The first dialogue is staged between Durant Sihlali’s Forced Removals, Ndinga Street, Pimville (1974) and two paintings by Walter Batiss: Farm at Faure (1960) and Old Farmhouse, Lady Grey (1944). The techniques employed are similar: an impressionist style executed in watercolour on paper. But the difference in subject — a desperate urban plight versus pleasant rural scenes — could not be more severely marked.
This is an opposition sustained throughout the exhibition. Frederick I’Ons’s romantic 19th-century landscape On the Kariega is undermined by Brett Murray’s stylised wrought-iron treatment of an equivalent image — a river running through a valley — in the sardonically entitled Empire.
Mdu Twala’s crisp and colourful Johannesburg Skyline from Gold Reef City (2009) is paired with Joachim Schonfeldt’s 360 Degrees (2008), in which the city is less idealised and more fragmented.
It is inevitable that many of the works treat the land, with humans as subjects in and of the land.

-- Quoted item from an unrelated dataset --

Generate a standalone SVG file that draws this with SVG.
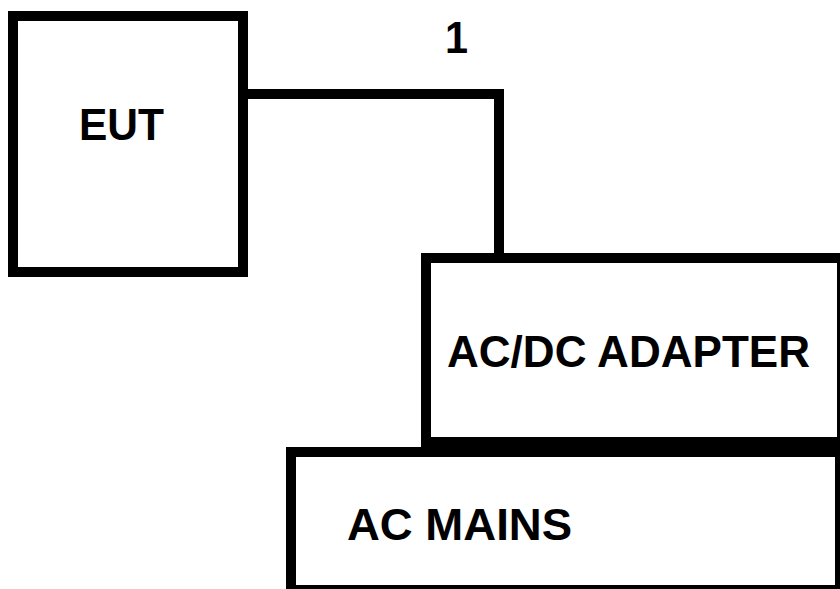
<svg xmlns="http://www.w3.org/2000/svg" width="840" height="589" viewBox="0 0 840 589">
<style>
.box{fill:#fff;stroke:#000;stroke-width:10}
.wire{fill:none;stroke:#000;stroke-width:10}
.lbl{font-family:"Liberation Sans",Arial,sans-serif;font-weight:bold;font-size:45px;fill:#000}
</style>
<rect width="840" height="589" fill="#fff"/>
<g id="connectors">
<polyline class="wire" points="243,94 499,94 499,258"/>
</g>
<text class="lbl" x="445" y="53" textLength="23" lengthAdjust="spacingAndGlyphs">1</text>
<g id="eut">
<rect class="box" x="13" y="16" width="230" height="256"/>
<text class="lbl" x="79" y="140" textLength="85" lengthAdjust="spacingAndGlyphs">EUT</text>
</g>
<g id="adapter">
<rect class="box" x="426" y="258" width="416" height="184"/>
<text class="lbl" x="447" y="367" textLength="363" lengthAdjust="spacingAndGlyphs">AC/DC ADAPTER</text>
</g>
<g id="mains">
<rect class="box" x="291" y="452" width="549" height="138"/>
<text class="lbl" x="347" y="540" textLength="225" lengthAdjust="spacingAndGlyphs">AC MAINS</text>
</g>
</svg>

But if JH Pierneef’s Wilgebome represents an ahistoricist tradition of depicting landscape as if it were not marked by politics, then its companion piece stands for another South African arts tradition: one that dwells in a preoccupation with history.
Pierneef is twinned with a disturbing ink drawing by Dumile Feni, a study for the large-scale African Guernica he finished in 1967. Like Picasso before him, Feni sought to convey misery and suffering through his grotesque and contorted figures.
If the dark works seem most suited to the depravity of our captured politicians, however, the exhibition does offer some consolation.
Credo Mutwa’s rather elaborate mythos in The Judgement of the Kings (1996) may lure us into contrived and apocalyptic wish fulfillment: “the kings and warriors and leaders of this world”, Mutwa explains, will be forced to confront the evil deeds they committed, to repent after being humiliated, and will be given “new souls” to “preach the law of peace”.
Emerging from a crack in a rock, the modest duo of a small flower and a worm are chosen to challenge these tyrants. Perhaps that is closer to the kind of encouragement that SA’s citizens need right now.
Shifting Conversations is at UJ Art Gallery in Auckland Park until November 22.